It seems they implemented this feature in a bad way and this is only
supported with cpu port0. When cpu port6 is the unique port, the switch
doesn't send ack packet. With multicpu port, packet ack are not duplicated
and only cpu port0 sends them. This is the same for the MIB counter.
For this reason this feature is enabled only when cpu port0 is enabled and
operational.
Let's discuss this a bit (not the hardware limitation, that one is what
it is). When DSA has multiple CPU ports, right now both host-side
Ethernet ports are set up as DSA masters. By being a DSA master, I mean
that dev->dsa_ptr is a non-NULL pointer, so these interfaces expect to
receive packets that are trapped by the DSA packet_type handlers.
But due to the way in which dsa_tree_setup_default_cpu() is written,
by default only the first CPU port will be used. So the host port
attached to the second CPU port will be a DSA master technically, but it
will be an inactive one and won't be anyone's master (no dp->cpu_dp will
point to this master's dev->dsa_ptr). My idea of DSA support for
multiple CPU ports would be to be able to change the dp->cpu_dp mapping
through rtnetlink, on a per user port basis (yes, this implies we don't
have a solution for DSA ports).
I have a similar implementation that was proposed as RFC many times ago.
Yes, well, how to assign a user port to a CPU port seems not to be the
biggest problem that needs to be solved before support for multiple CPU
ports can fully go in.
Hi,
sorry for the delay.

I honestly think a start for multicpu that would improve the state would
be start adding support to iproute for changing the master port.
Agree there, but since that would be new UAPI, we need to make sure it
works for all future work that we plan to do. And that future work also
includes LAG between CPU ports. In the current form that I have some
patches in, that would look like this:

ip link set eno2 down # old DSA master
ip link set eno2 master bond0
ip link set eno3 master bond0
# This is super annoying, because the bonding driver brings its ports up
# automatically, and on the other hand DSA wants its master to be down
# while changing the CPU port
ip link set eno2 down
ip link set eno3 down
ip link set bond0 down
# Changing the DSA master is done step by step.

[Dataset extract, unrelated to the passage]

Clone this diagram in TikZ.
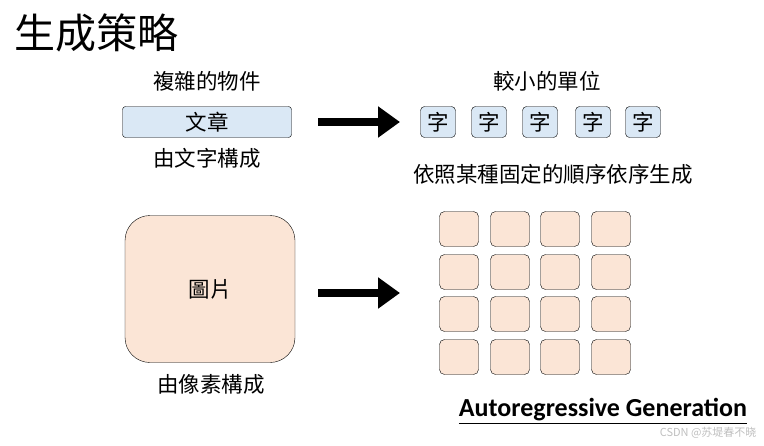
\documentclass[tikz,border=0pt]{standalone}
\usepackage{fontspec}
\setmainfont{Carlito}
\newfontfamily\cjk{Noto Sans CJK TC}
\usetikzlibrary{positioning,arrows.meta}
\definecolor{boxblue}{HTML}{DAE8F5}
\definecolor{peach}{HTML}{FBE5D6}
\begin{document}
\begin{tikzpicture}[x=1pt,y=-1pt,
  txt/.style = {font=\cjk\fontsize{21.5}{23}\selectfont},
  word/.style = {draw, rounded corners=4pt, fill=boxblue, minimum width=35pt, minimum height=31pt, inner sep=0pt, txt},
  pix/.style = {draw, rounded corners=5pt, fill=peach, minimum width=39pt, minimum height=35pt},
  big/.style = {line width=8pt, -{Triangle[length=22pt,width=30pt]}}]
\useasboundingbox (0,0) rectangle (764,445);
\node[anchor=west, font=\cjk\fontsize{41}{43}\selectfont, inner sep=0pt] (title) at (14,33) {生成策略};
% text side
\node[txt] (obj) at (207,81) {複雜的物件};
\node[draw, rounded corners=3pt, fill=boxblue, minimum width=169pt, minimum height=31pt, inner sep=0pt, txt] (doc) at (207,122) {文章};
\node[txt] (made) at (207,158) {由文字構成};
\node[txt] (unit) at (547,81) {較小的單位};
\foreach \x [count=\i] in {438,489,540,593,643}
  \node[word] (w\i) at (\x,122) {字};
\node[txt] (order) at (553,174) {依照某種固定的順序依序生成};
\coordinate (a1) at (318,122);
\coordinate (b1) at (400,122);
\draw[big] (a1) -- (b1);
% image side
\node[draw, rounded corners=25pt, fill=peach, minimum width=170pt, minimum height=147pt, txt] (img) at (210,289) {圖片};
\node[txt] (pixels) at (211,384) {由像素構成};
\coordinate (a2) at (318,293);
\coordinate (b2) at (400,293);
\draw[big] (a2) -- (b2);
\foreach \y [count=\j] in {229,272,314,357}
  \foreach \x [count=\i] in {459,510,560,611}
    \node[pix] (p\j\i) at (\x,\y) {};
\node[font=\bfseries\fontsize{26}{28}\selectfont, inner sep=1pt] (ar) at (603,411) {\underline{Autoregressive Generation}};
\node[anchor=east, text=black!25, font=\cjk\fontsize{11}{12}\selectfont] (mark) at (760,433) {CSDN @苏堤春不晓};
\end{tikzpicture}
\end{document}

We pass through invalid
# intermediate steps, such as swp0 being under bond0, but swp1, swp2,
# swp3 still under eno2. We allow those invalid intermediate steps
# because the ports are down.
./ip link set swp0 type dsa master bond0
./ip link set swp1 type dsa master bond0
./ip link set swp2 type dsa master bond0
./ip link set swp3 type dsa master bond0
# Here is the point during which DSA should refuse to come up if it
# doesn't like something about the new configuration.
ip link set swp0 up # this also brings up the new DSA master, bond0

so yeah, it isn't great (not to mention it doesn't even work, yet).
The LAG FDB patch set I've posted today is part of the effort to see how
feasible it is to do LAG between CPU ports (FDB entries would be used
for CPU filtering).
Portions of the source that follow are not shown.